As an angler I guess it is inevitable that I have always been fascinated by aquariums and can remember clearly the excitement of viewing fish at close quarters within seaside aquariums whilst on holiday in Cornwall. The aquariums at Looe and Fowey were always fixtures on our annual family holiday to Cornwall especially if the weather was a little inclement.
During the Combe Martin SAC Fun Fish in September the Ilfracombe Aquarium team got involved and an invite to visit the aquarium that is tucked away in a corner of the pier car park followed. Hard to believe that the aquarium has been running for over fifteen years and is expanding its range of exhibits each year.
Pauline and I were greeted by Senior Aquarist Steve Corcoran who immediately made us welcome and infected us with his enthusiasm for the venue. The aquarium displays an amazing array of over 75 species to be found in the waters of North Devon from rivers high on the moors to the sea off Ilfracombe.

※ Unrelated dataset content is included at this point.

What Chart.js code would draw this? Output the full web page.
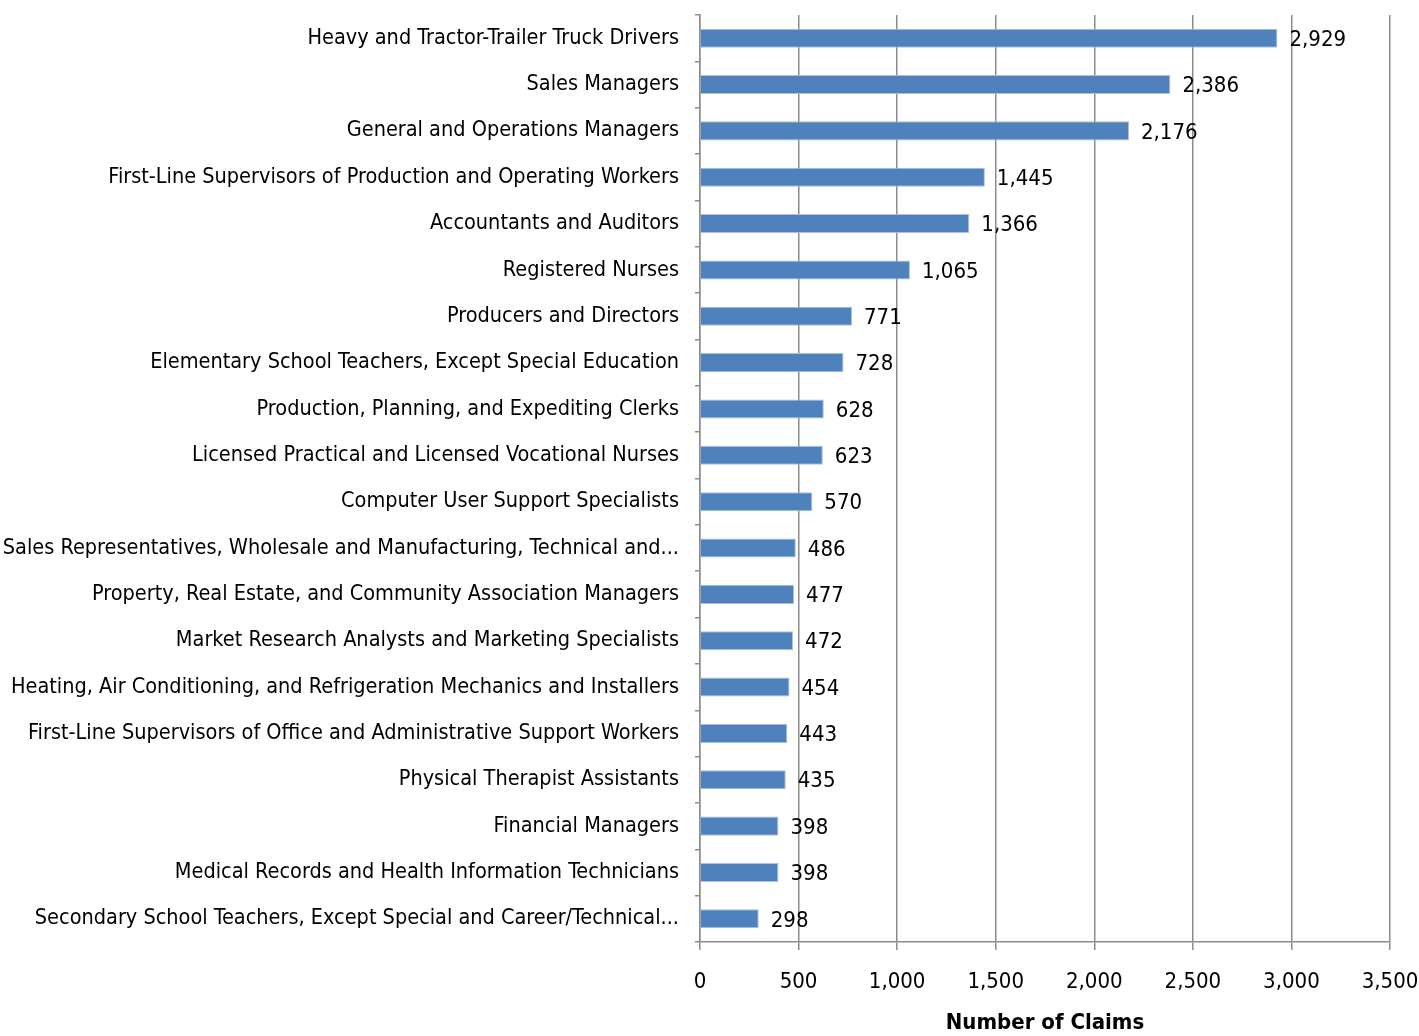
<!DOCTYPE html>
<html>
<head>
<meta charset="utf-8">
<script src="https://cdn.jsdelivr.net/npm/chart.js@4"></script>
<style>
  html, body { margin: 0; padding: 0; background: #fff; }
  #wrap { width: 1419px; height: 1036px; }
</style>
</head>
<body>
<div id="wrap"><canvas id="claimsChart"></canvas></div>
<script>
const occupations = [
    'Heavy and Tractor-Trailer Truck Drivers',
    'Sales Managers',
    'General and Operations Managers',
    'First-Line Supervisors of Production and Operating Workers',
    'Accountants and Auditors',
    'Registered Nurses',
    'Producers and Directors',
    'Elementary School Teachers, Except Special Education',
    'Production, Planning, and Expediting Clerks',
    'Licensed Practical and Licensed Vocational Nurses',
    'Computer User Support Specialists',
    'Sales Representatives, Wholesale and Manufacturing, Technical and...',
    'Property, Real Estate, and Community Association Managers',
    'Market Research Analysts and Marketing Specialists',
    'Heating, Air Conditioning, and Refrigeration Mechanics and Installers',
    'First-Line Supervisors of Office and Administrative Support Workers',
    'Physical Therapist Assistants',
    'Financial Managers',
    'Medical Records and Health Information Technicians',
    'Secondary School Teachers, Except Special and Career/Technical...',
];
const claims = [2929, 2386, 2176, 1445, 1366, 1065, 771, 728, 628, 623, 570, 486, 477, 472, 454, 443, 435, 398, 398, 298];
const xTicks = [0, 500, 1000, 1500, 2000, 2500, 3000, 3500];

const fontFamily = "'Liberation Sans Narrow', 'DejaVu Sans Condensed', sans-serif";

// draws the value next to the end of each bar
const valueLabels = {
    id: 'valueLabels',
    afterDatasetsDraw(chart) {
        const ctx = chart.ctx;
        const meta = chart.getDatasetMeta(0);
        ctx.save();
        ctx.font = `22px ${fontFamily}`;
        ctx.fillStyle = '#000';
        ctx.textAlign = 'left';
        ctx.textBaseline = 'middle';
        meta.data.forEach((bar, i) => {
            ctx.fillText(claims[i].toLocaleString('en-US'), bar.x + 12, bar.y + 2);
        });
        ctx.restore();
    }
};

new Chart(document.getElementById('claimsChart').getContext('2d'), {
    type: 'bar',
    data: {
        labels: occupations,
        datasets: [{
            label: 'Number of Claims',
            data: claims,
            backgroundColor: '#4f81bd',
            borderColor: '#a9c0de',
            borderWidth: 1,
            borderSkipped: 'left',
            categoryPercentage: 1,
            barPercentage: 0.41,
        }],
    },
    options: {
        indexAxis: 'y',
        responsive: true,
        maintainAspectRatio: false,
        animation: false,
        layout: { padding: { top: 15, right: 29, left: 0, bottom: 0 } },
        plugins: {
            legend: { display: false },
            tooltip: { enabled: false },
        },
        scales: {
            x: {
                min: 0,
                max: 3500,
                afterBuildTicks(scale) {
                    scale.ticks = xTicks.map(v => ({ value: v }));
                },
                afterFit(scale) {
                    scale.height = 94;
                    scale.paddingLeft = 0;
                    scale.paddingRight = 0;
                },
                grid: {
                    color: '#8c8c8c',
                    lineWidth: 1.5,
                    tickLength: 8,
                },
                border: { color: '#8c8c8c', width: 1.5 },
                ticks: {
                    color: '#000',
                    padding: 19,
                    maxRotation: 0,
                    font: { family: fontFamily, size: 22 },
                    callback: v => v.toLocaleString('en-US'),
                },
                title: {
                    display: true,
                    text: 'Number of Claims',
                    color: '#000',
                    padding: { top: 10, bottom: 0 },
                    font: { family: fontFamily, size: 22, weight: 'bold' },
                },
            },
            y: {
                afterFit(scale) {
                    scale.width = 700;
                    scale.paddingTop = 0;
                    scale.paddingBottom = 0;
                },
                grid: {
                    offset: true,
                    drawOnChartArea: false,
                    color: '#8c8c8c',
                    lineWidth: 1.5,
                    tickLength: 5,
                },
                border: { color: '#8c8c8c', width: 1.5 },
                ticks: {
                    color: '#000',
                    padding: 16,
                    autoSkip: false,
                    font: { family: fontFamily, size: 21.5 },
                },
            },
        },
    },
    plugins: [valueLabels],
});
</script>
</body>
</html>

The exhibits are carefully chosen with only fish that are suitable for a captive environment selected. The welfare of the fish is undoubtedly paramount with all the fish in good condition and the tanks exceptionally clean.The aquarium are working to assist CEFAS based in Lowestoft with species acquisition. Several dragonets have been donated this year for breeding trials. They, however do not regulate our zoo license as such. A zoo license is issued through North Devon Council with practices needing to comply with Secretary of State ‘Standards of Modern Zoo Practice’ 2012. DEFRA are the public body that regulates these standards. . Any fish that outgrow their tanks have to be transferred to other aquariums such as Plymouth. For this reason large fish such as conger are not kept as they can grow very quickly and become aggressive if not fed frequently.
The whole place had a sort of Tardis like feel with far more on display than the exterior appearance of the building suggests. The display boards on the walk around are filled with fascinating facts about the environment, history and the array of captive creatures. Partnership with environmental groups such as the Marine Conservation Society and Exmoor National park is clearly evident.
The large seawater tank held a splendid selection of good sized fish from local waters including thornback ray, small eyed ray, spotted ray, pollock, bass, tub gurnard, grey mullet and plaice.
Surprisingly though it was not the big fish that we found to be most captivating but the smaller fish such as the dragonets with their stunning sapphire eyes and bristling demeanor. Pipefish, gobies, topknots, sole and sand smelt were amongst other fascinating fish on display.
Other fascinating creatures were the tiny cuttlefish that had an almost alien appearance as they hovered within the water coming alive when Steve added some particles of food to the tank. Watching the way fish feed is an interesting aspect of the aquarium that will I feel fire the imagination of any visiting angler. Ammo Frozen baits are amongst the suppliers of food to the aquarium who are keen only to use fish that are caught using sustainable methods.
I was delighted to discover that some of the pouting swimming in the tanks were provided by anglers taking part in one of our previous fun fishing events.
The complex has a pleasing top deck where a coffee and a snack can be enjoyed alfresco with a lower eating area if the weather is not kind.
The gift shop has an array of quirky and fishy goods to tempt members of the family. I would highly recommend a visit before the venue closes for the winter at the end of November.